--- Source material ---

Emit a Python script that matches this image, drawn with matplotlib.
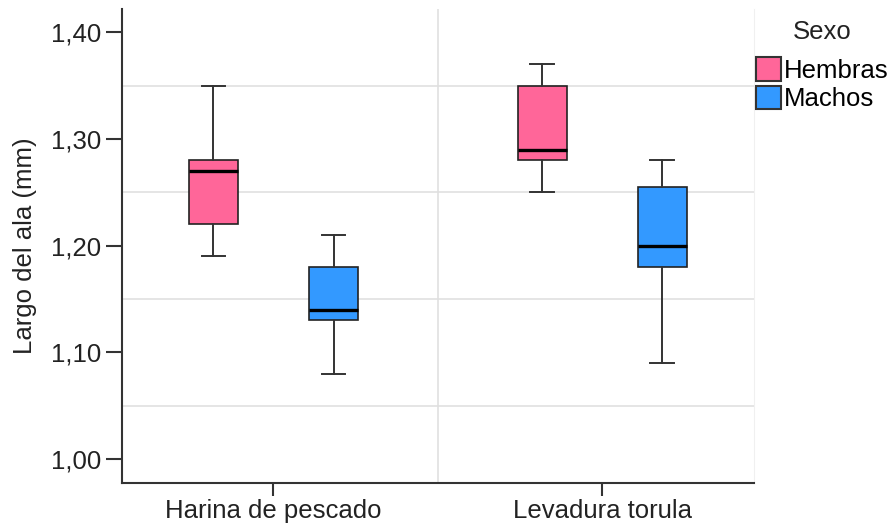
import matplotlib.pyplot as plt
from matplotlib.patches import Patch
from matplotlib.ticker import FixedLocator, FuncFormatter

plt.rcParams['font.family'] = ['Liberation Sans', 'DejaVu Sans']

# Data
categories = ['Harina de pescado', 'Levadura torula']
sexes = ['Hembras', 'Machos']

whislo_h = [1.19, 1.25]
q1_h = [1.22, 1.28]
med_h = [1.27, 1.29]
q3_h = [1.28, 1.35]
whishi_h = [1.35, 1.37]

whislo_m = [1.08, 1.09]
q1_m = [1.13, 1.18]
med_m = [1.14, 1.20]
q3_m = [1.18, 1.255]
whishi_m = [1.21, 1.28]

yticks = [1.00, 1.10, 1.20, 1.30, 1.40]
ygrid = [1.05, 1.15, 1.25, 1.35]

colors = ['#FF6699', '#3399FF']

fs = 18.5

fig = plt.figure(figsize=(8.93, 5.27), dpi=100)
ax = fig.add_axes([0.1363, 0.0841, 0.708, 0.898])

# group centres (SPSS puts them slightly off the category middle)
centers = [-0.02, 1.02]
offset = 0.19

groups = [
    (whislo_h, q1_h, med_h, q3_h, whishi_h),
    (whislo_m, q1_m, med_m, q3_m, whishi_m),
]

for s, (lo, q1, med, q3, hi) in enumerate(groups):
    stats = []
    for i in range(len(categories)):
        stats.append(dict(whislo=lo[i], q1=q1[i], med=med[i], q3=q3[i],
                          whishi=hi[i], fliers=[]))
    pos = [c + (offset if s else -offset) for c in centers]
    ax.bxp(stats, positions=pos, widths=0.155, capwidths=0.075,
           patch_artist=True, showfliers=False, manage_ticks=False,
           boxprops=dict(facecolor=colors[s], edgecolor='#222222', linewidth=1.2),
           medianprops=dict(color='black', linewidth=2.4),
           whiskerprops=dict(color='#333333', linewidth=1.4),
           capprops=dict(color='#333333', linewidth=1.4),
           zorder=3)

# grid: horizontal half-steps and the category separator
for g in ygrid:
    ax.axhline(g, color='#E0E0E0', linewidth=1.2, zorder=1)
ax.axvline(0.5, color='#E0E0E0', linewidth=1.2, zorder=1)

ax.set_xlim(-0.5, 1.5)
ax.set_ylim(0.978, 1.4213)
ax.set_xticks(centers)
ax.set_xticklabels(categories)
ax.yaxis.set_major_locator(FixedLocator(yticks))
ax.yaxis.set_major_formatter(FuncFormatter(lambda v, p: ('%.2f' % v).replace('.', ',')))

ax.spines['top'].set_visible(False)
ax.spines['right'].set_color('#F0F0F0')
for side in ['left', 'bottom']:
    ax.spines[side].set_color('#333333')
    ax.spines[side].set_linewidth(1.5)

ax.tick_params(axis='y', length=11.5, width=1.5, color='#333333', pad=3,
               labelsize=fs, labelcolor='#222222')
ax.tick_params(axis='x', length=9, width=1.5, color='#333333', pad=3,
               labelsize=fs, labelcolor='#222222')
ax.set_ylabel('Largo del ala (mm)', fontsize=fs, color='#222222', labelpad=10)

# legend title drawn on its own so the gap to the entries matches
fig.text(0.921, 0.939, 'Sexo', fontsize=fs, color='#222222', ha='center', va='center')

handles = [Patch(facecolor=colors[i], edgecolor='#333333', linewidth=1.5)
           for i in range(len(sexes))]
leg = fig.legend(handles, sexes, loc='upper left', bbox_to_anchor=(0.847, 0.891),
                 frameon=False, fontsize=fs,
                 handlelength=0.97, handleheight=1.02, handletextpad=0.1,
                 labelspacing=0.12, borderpad=0, borderaxespad=0)

fig.savefig('out.png', dpi=100)
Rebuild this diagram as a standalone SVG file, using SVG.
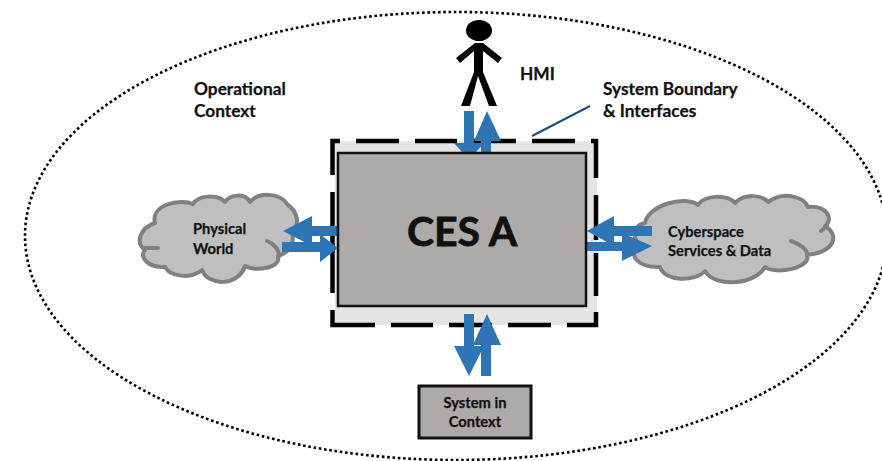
<svg xmlns="http://www.w3.org/2000/svg" width="882" height="461" viewBox="0 0 882 461">
<style>
text{font-family:"Lato","Liberation Sans",sans-serif;font-weight:700;fill:#111;stroke:#111;stroke-width:.25}
.l{font-size:17.300px}
.s{font-size:14.700px}
.cloud{fill:#bfbfbf;stroke:#808080;stroke-width:4;stroke-linejoin:round;stroke-linecap:round}
.arrow{fill:#2e75b6}
.dash{fill:none;stroke:#000;stroke-width:4.500;stroke-linejoin:miter}
.block{fill:#aeaaaa;stroke:#111}
</style>
<rect width="882" height="461" fill="#fff"/>
<g id="operational-context">
<ellipse cx="456" cy="236" rx="431" ry="224" fill="none" stroke="#000" stroke-width="2.600" stroke-dasharray="2.600 2.700"/>
<text class="l" x="194" y="95">Operational</text>
<text class="l" x="194" y="117">Context</text>
</g>
<g id="physical-world">
<path class="cloud" d="M155 223C150 205 180 198 193 204C198 195 218 194 225 202C230 194 245 193 250 202C258 192 280 192 288 205C298 212 300 225 292 232C295 245 290 252 278 256C282 268 255 272 245 266C238 287 208 286 202 270C190 280 170 276 165 267C150 268 138 258 145 250C135 243 140 228 155 223Z"/>
<path class="cloud" style="fill:none" d="M267 241C275 244 281 252 278 258M145 248L158 248"/>
<text class="s" x="193" y="234">Physical</text>
<text class="s" x="193" y="254">World</text>
</g>
<g id="cyberspace">
<path class="cloud" d="M645 223C648 205 685 195 698 205C705 194 728 195 735 203C745 193 762 195 768 202C785 190 805 198 808 207C825 205 835 218 825 226C840 235 835 252 807 255C812 268 775 275 765 267C755 285 715 288 705 271C695 282 665 282 660 267C640 268 625 255 640 245C630 235 635 225 645 223Z"/>
<path class="cloud" style="fill:none" d="M791 241C800 244 808 250 807 255M821 231L827 226"/>
<text class="s" x="668" y="237">Cyberspace</text>
<text class="s" x="668" y="256">Services &amp; Data</text>
</g>
<g id="system-boundary">
<rect x="335" y="141" width="262" height="184" fill="#e4e4e4"/>
<path class="dash" d="M332.500 175V141H340M356 141H399M415 141H457M474 141H516M532 141H575M591 141H596V178M596 195V240M596 253V296M596 312V325H567M551 325H508M492 325H449M433 325H391M375 325H332.500V310M332.500 293V192"/>
<text class="l" x="603" y="95">System Boundary</text>
<text class="l" x="603" y="117">&amp; Interfaces</text>
</g>
<g id="hmi">
<ellipse cx="479" cy="30.500" rx="13" ry="10.500" fill="#000"/>
<path fill="#000" d="M475 43H483L502 58L498 63L483 51V72L497 106H489L478 76L470 106H461L474 72V51L460 63L456 58Z"/>
<text class="l" x="520" y="80">HMI</text>
</g>
<g id="connectors">
<path fill="none" stroke="#1f4e79" stroke-width="2" d="M532 136L590 106"/>
<path class="arrow" d="M464 111H474V143H484L469 160L454 143H464Z"/>
<path class="arrow" d="M487 111L501 141H491V160H481V141H474Z"/>
<path class="arrow" d="M464 314H474V346H484L469 376L454 346H464Z"/>
<path class="arrow" d="M487 314L501 345H491V376H481V345H473Z"/>
<path class="arrow" d="M283 231L312 216V226H338V236H312V246Z"/>
<path class="arrow" d="M282 242H320V234L338 248L320 262V252H282Z"/>
<path class="arrow" d="M587 231L614 216V226H652V236H614V246Z"/>
<path class="arrow" d="M587 242H622V233L652 246L622 261V251H587Z"/>
</g>
<g id="ces-a">
<rect class="block" x="338" y="153" width="248" height="153" stroke-width="2.500"/>
<text x="462" y="246" text-anchor="middle" font-size="41" style="stroke-width:.8">CES A</text>
</g>
<g id="system-in-context">
<rect class="block" x="419" y="386" width="112" height="52" stroke-width="3"/>
<text class="s" x="475" y="408" text-anchor="middle">System in</text>
<text class="s" x="475" y="427" text-anchor="middle">Context</text>
</g>
</svg>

---

> _What to work on_
Copy every line of the listing that includes the string "drawn".

> _Response_
Emit a Python script that matches this image, drawn with matplotlib.
# legend title drawn on its own so the gap to the entries matches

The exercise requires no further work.